[Source code of charts]
************

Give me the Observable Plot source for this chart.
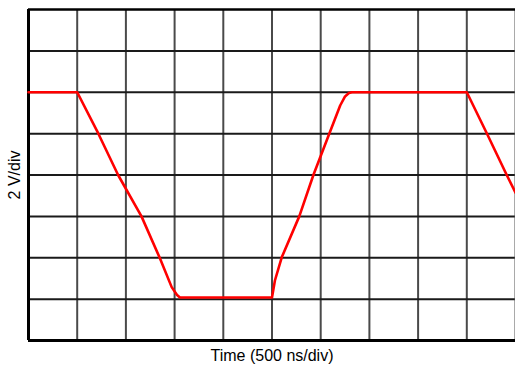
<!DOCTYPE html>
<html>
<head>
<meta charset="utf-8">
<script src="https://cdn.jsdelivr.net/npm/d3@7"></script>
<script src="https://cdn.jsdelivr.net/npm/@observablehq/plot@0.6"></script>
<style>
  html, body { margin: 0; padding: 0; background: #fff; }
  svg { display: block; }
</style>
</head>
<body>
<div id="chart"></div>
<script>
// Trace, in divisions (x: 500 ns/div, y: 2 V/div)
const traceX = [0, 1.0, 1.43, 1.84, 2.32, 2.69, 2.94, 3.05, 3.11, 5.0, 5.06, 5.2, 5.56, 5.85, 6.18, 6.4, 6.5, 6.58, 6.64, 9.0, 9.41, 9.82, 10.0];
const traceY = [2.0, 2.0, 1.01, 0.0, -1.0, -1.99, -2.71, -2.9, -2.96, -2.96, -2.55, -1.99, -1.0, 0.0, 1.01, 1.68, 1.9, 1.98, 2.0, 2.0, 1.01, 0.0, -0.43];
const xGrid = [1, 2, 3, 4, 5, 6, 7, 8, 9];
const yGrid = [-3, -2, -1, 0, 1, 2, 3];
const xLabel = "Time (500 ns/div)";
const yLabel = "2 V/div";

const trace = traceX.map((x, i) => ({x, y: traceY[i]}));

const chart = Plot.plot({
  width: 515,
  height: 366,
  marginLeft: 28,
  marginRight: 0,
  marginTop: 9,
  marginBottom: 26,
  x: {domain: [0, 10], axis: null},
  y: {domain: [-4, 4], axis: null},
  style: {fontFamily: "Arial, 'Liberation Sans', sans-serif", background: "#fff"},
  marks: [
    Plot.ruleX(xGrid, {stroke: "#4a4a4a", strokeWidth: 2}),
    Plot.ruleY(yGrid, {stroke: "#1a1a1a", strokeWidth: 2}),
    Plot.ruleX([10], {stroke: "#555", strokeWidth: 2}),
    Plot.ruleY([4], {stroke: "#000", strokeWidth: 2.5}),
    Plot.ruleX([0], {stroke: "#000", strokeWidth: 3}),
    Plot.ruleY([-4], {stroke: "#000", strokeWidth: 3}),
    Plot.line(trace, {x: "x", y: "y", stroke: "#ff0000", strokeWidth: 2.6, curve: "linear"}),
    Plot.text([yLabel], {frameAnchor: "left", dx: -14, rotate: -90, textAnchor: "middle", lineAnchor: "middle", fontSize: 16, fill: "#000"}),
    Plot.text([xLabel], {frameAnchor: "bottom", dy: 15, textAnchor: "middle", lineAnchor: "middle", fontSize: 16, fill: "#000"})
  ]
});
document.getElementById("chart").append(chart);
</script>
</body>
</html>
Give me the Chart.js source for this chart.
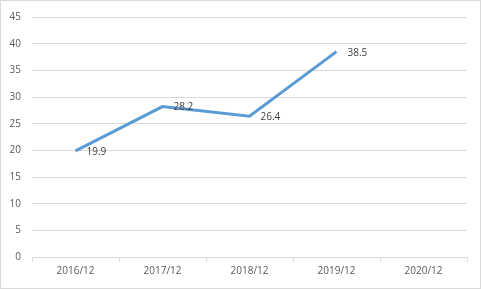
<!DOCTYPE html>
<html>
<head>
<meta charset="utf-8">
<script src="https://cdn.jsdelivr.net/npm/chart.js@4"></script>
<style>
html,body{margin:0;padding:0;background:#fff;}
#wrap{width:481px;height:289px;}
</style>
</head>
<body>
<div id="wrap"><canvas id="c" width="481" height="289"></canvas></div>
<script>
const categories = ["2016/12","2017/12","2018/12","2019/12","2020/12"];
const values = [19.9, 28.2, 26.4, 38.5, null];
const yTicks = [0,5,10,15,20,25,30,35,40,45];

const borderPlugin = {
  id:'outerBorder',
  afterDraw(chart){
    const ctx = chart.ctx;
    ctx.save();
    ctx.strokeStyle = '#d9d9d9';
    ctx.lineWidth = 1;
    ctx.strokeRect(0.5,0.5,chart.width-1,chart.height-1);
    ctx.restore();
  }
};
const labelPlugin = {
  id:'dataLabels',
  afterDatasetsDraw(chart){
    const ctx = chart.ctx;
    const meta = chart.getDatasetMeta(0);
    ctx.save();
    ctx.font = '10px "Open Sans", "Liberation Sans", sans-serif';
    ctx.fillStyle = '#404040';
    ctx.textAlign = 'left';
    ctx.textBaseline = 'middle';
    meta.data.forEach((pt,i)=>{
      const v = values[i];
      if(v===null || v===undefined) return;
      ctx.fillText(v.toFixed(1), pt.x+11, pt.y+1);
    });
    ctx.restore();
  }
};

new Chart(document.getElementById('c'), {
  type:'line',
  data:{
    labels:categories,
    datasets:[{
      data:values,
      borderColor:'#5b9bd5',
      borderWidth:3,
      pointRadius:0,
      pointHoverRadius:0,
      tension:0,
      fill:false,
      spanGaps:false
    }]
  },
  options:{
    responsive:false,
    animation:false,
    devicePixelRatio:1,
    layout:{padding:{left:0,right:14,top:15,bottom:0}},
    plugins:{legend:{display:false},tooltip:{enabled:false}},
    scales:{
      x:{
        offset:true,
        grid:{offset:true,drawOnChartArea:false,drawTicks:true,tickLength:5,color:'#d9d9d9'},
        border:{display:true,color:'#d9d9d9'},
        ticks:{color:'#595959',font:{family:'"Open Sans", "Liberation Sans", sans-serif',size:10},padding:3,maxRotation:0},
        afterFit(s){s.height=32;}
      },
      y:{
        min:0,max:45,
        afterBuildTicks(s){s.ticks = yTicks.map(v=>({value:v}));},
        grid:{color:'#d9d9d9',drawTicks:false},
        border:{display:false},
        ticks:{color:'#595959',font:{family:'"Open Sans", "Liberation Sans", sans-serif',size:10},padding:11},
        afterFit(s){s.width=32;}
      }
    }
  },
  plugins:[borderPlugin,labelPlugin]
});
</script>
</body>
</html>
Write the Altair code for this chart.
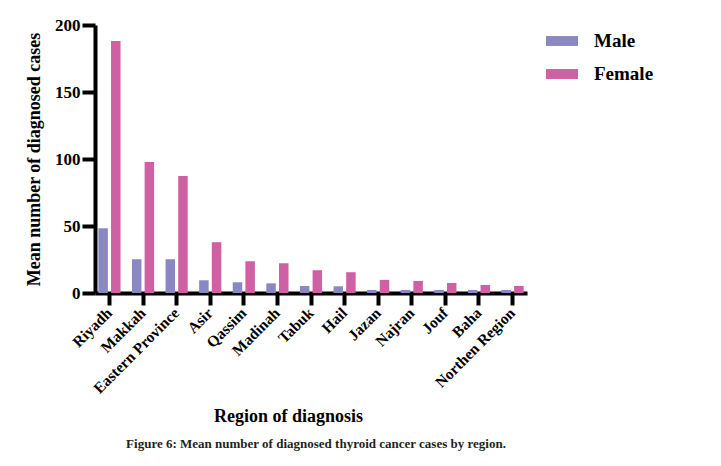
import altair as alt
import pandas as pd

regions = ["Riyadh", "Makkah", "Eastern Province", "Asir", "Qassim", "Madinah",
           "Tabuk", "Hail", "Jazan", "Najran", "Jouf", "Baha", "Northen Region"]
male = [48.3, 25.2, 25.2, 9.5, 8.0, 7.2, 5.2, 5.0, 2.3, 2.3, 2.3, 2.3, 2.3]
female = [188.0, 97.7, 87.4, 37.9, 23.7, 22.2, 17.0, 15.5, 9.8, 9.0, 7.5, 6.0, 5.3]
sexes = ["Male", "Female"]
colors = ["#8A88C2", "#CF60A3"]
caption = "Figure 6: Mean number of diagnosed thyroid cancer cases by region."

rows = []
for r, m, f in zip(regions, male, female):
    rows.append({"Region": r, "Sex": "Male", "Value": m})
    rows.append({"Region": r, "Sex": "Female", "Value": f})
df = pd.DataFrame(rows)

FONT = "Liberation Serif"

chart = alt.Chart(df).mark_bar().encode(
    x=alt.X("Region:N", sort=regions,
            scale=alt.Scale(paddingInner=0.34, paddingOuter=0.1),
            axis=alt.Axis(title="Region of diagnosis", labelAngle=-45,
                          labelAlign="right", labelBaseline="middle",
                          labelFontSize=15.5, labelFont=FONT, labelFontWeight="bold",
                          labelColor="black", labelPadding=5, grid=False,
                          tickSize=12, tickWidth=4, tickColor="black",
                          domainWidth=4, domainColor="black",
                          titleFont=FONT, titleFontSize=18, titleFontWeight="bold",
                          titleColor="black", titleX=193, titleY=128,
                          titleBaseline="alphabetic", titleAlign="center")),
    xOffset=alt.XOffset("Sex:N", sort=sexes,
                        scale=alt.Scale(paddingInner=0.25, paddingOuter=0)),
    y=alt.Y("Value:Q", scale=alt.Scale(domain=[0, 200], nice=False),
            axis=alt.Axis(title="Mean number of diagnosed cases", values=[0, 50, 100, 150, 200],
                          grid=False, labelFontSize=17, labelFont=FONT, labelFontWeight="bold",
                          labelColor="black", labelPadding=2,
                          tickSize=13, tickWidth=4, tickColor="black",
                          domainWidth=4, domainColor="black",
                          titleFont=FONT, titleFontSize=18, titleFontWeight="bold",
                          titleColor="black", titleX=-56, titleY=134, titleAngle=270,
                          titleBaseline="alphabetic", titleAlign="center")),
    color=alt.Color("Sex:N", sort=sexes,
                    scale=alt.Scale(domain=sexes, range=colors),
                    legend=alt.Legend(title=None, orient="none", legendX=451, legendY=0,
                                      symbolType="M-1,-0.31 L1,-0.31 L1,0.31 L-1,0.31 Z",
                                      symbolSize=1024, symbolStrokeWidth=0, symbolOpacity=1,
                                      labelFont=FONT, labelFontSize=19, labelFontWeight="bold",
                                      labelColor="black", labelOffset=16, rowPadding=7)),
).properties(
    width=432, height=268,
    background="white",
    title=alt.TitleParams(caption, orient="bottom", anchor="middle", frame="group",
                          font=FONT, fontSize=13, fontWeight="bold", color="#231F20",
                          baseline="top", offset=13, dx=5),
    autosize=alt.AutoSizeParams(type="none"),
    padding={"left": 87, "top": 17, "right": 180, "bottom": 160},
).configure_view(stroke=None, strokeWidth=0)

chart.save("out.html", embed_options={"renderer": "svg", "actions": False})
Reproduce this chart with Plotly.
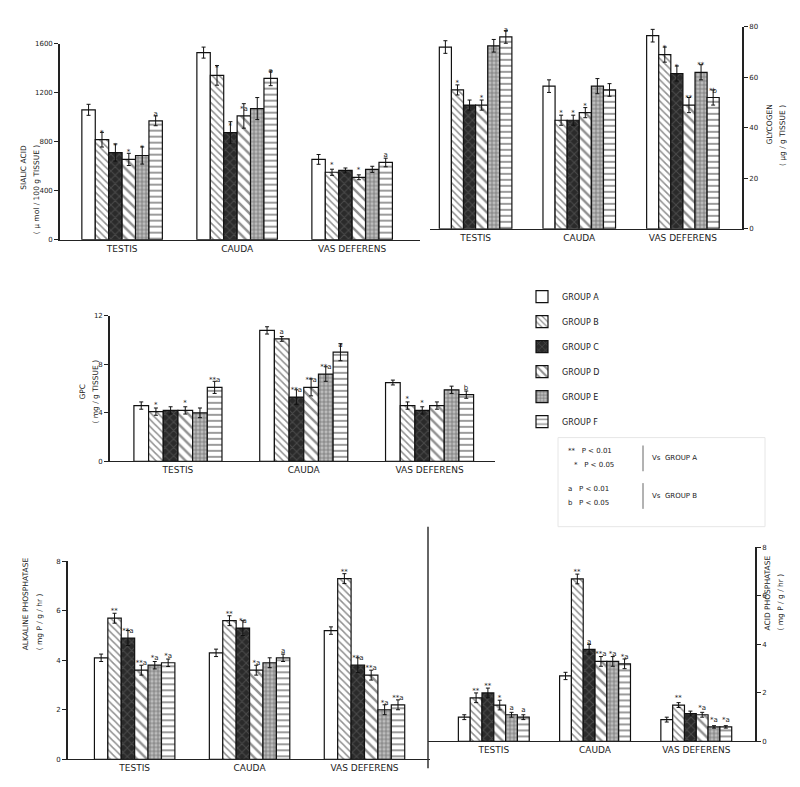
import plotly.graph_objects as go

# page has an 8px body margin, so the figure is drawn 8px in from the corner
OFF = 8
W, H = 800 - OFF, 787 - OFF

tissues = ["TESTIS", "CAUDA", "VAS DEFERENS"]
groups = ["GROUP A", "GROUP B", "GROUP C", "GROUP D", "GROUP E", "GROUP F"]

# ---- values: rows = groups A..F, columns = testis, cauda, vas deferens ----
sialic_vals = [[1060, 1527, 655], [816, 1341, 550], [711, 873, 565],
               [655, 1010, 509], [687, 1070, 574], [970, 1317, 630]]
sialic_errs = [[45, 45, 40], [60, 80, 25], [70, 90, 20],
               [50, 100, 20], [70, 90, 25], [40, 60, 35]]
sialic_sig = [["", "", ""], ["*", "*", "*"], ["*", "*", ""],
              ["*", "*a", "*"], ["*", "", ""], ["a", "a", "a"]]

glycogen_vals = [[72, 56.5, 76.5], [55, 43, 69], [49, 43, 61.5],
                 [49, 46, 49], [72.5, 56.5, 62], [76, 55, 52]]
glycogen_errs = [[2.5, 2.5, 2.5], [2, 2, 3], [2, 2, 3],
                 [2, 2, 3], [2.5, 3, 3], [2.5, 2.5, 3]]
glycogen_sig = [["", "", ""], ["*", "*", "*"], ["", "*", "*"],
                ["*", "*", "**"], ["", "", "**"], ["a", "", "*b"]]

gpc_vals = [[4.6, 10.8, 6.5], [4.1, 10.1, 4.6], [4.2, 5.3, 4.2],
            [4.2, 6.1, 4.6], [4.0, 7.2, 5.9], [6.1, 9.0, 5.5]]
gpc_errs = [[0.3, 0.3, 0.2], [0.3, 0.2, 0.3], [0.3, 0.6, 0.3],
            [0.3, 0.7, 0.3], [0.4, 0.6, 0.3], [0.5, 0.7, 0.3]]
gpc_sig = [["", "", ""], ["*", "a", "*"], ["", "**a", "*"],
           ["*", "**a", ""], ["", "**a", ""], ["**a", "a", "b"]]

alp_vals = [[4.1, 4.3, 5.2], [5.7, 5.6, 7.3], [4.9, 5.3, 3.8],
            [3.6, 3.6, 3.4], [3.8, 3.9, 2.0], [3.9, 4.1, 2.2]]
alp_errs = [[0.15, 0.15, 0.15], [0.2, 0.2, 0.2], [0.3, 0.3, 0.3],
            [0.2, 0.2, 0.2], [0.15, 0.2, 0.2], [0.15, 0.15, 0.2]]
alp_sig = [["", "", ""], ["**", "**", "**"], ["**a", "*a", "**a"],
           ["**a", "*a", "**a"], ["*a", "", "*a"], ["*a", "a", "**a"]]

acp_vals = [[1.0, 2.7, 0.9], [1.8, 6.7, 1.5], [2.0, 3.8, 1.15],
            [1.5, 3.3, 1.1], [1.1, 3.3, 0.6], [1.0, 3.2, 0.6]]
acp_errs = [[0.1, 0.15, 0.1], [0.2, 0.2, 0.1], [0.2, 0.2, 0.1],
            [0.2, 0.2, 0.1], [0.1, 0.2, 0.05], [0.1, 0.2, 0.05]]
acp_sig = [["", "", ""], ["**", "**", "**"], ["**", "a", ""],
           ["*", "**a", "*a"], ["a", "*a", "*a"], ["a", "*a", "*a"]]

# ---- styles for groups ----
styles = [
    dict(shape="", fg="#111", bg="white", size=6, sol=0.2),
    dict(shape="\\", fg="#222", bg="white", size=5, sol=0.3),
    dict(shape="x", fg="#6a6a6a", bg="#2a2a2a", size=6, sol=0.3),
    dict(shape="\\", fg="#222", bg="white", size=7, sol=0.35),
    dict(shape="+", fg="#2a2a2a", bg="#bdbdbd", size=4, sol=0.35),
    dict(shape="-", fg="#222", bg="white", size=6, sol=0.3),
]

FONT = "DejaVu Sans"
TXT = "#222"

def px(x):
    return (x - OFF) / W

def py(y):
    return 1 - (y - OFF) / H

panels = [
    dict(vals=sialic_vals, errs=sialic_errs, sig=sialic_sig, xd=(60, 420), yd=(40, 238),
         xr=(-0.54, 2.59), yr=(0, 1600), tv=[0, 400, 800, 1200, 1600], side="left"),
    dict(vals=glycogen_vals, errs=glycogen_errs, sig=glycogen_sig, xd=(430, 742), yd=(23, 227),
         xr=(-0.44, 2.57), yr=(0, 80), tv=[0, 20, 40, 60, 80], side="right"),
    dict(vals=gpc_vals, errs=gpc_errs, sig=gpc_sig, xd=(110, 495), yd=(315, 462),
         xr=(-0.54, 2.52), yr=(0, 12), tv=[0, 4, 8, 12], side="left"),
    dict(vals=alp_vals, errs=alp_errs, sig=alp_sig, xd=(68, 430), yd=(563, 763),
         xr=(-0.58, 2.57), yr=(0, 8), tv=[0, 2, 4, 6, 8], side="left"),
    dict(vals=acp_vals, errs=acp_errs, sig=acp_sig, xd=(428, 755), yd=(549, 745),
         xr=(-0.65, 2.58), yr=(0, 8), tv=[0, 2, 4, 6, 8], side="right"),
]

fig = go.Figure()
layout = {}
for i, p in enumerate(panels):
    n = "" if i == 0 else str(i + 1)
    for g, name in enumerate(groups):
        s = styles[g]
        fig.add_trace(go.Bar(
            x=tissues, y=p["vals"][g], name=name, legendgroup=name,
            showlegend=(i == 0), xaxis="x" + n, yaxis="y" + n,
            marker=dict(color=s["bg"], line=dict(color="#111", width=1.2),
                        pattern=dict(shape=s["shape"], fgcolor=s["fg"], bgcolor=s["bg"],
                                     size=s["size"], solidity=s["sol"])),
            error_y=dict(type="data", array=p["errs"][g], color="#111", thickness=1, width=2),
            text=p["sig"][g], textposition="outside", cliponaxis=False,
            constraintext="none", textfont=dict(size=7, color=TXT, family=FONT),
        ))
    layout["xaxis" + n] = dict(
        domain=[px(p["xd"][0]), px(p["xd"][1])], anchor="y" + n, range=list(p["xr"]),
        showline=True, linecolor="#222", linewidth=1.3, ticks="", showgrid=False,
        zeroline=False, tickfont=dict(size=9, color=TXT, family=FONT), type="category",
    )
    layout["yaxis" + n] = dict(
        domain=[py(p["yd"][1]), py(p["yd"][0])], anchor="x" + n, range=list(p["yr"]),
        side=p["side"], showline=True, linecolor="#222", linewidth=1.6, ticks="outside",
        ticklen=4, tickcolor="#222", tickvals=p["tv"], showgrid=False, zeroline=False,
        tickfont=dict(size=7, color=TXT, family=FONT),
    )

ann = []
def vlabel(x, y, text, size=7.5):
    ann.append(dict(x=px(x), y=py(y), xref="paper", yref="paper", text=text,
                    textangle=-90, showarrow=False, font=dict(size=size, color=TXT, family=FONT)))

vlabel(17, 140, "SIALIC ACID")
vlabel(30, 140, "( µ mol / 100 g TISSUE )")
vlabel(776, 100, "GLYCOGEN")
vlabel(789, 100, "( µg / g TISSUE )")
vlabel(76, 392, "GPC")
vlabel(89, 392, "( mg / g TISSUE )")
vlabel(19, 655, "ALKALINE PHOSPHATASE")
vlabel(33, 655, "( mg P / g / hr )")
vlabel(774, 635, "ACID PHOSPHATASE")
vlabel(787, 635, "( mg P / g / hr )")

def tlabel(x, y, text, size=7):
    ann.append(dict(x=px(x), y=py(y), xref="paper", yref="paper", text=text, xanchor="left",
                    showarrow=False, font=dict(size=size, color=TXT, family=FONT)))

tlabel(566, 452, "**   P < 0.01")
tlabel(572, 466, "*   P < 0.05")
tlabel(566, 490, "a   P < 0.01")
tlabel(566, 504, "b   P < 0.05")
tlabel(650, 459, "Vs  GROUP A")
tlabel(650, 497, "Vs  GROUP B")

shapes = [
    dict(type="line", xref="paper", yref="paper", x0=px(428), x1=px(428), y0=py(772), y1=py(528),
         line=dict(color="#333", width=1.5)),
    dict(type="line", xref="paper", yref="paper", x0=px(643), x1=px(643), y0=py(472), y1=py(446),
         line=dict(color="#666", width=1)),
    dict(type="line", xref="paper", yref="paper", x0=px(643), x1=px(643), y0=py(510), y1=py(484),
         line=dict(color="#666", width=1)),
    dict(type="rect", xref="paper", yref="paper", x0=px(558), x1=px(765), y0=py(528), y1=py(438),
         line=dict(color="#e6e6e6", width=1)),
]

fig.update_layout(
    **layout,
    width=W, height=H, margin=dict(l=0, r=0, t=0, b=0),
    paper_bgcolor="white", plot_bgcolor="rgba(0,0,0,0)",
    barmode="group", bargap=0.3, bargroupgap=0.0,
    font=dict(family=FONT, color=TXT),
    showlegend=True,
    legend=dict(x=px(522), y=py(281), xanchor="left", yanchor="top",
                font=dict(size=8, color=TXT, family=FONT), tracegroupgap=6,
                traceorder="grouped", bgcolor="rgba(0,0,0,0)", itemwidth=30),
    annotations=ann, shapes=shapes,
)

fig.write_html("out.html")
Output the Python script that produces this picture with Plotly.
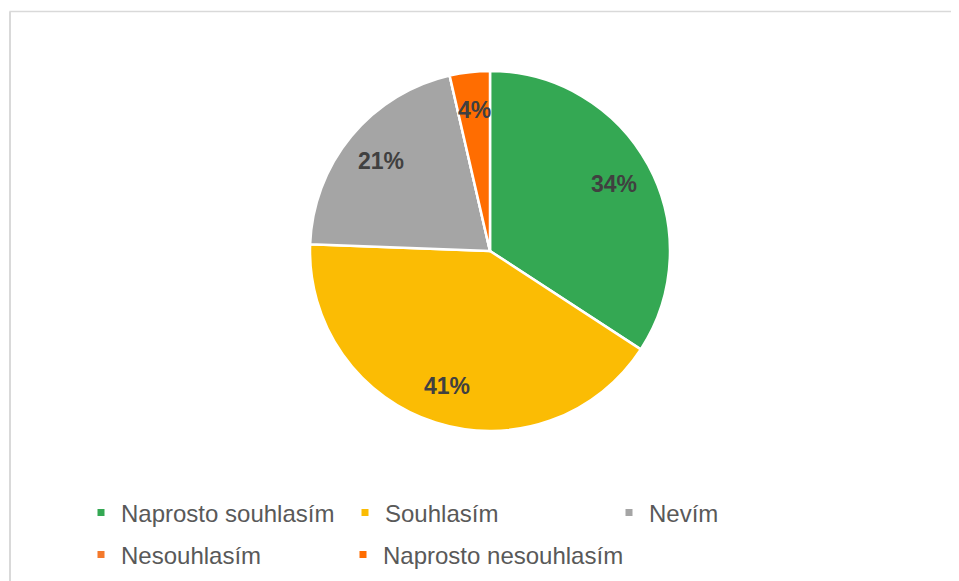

************

The task. Read through the lines above and collect those that contain the string "Give".

Task output.
Give me the Observable Plot source for this chart.
Give me the Chart.js source for this chart.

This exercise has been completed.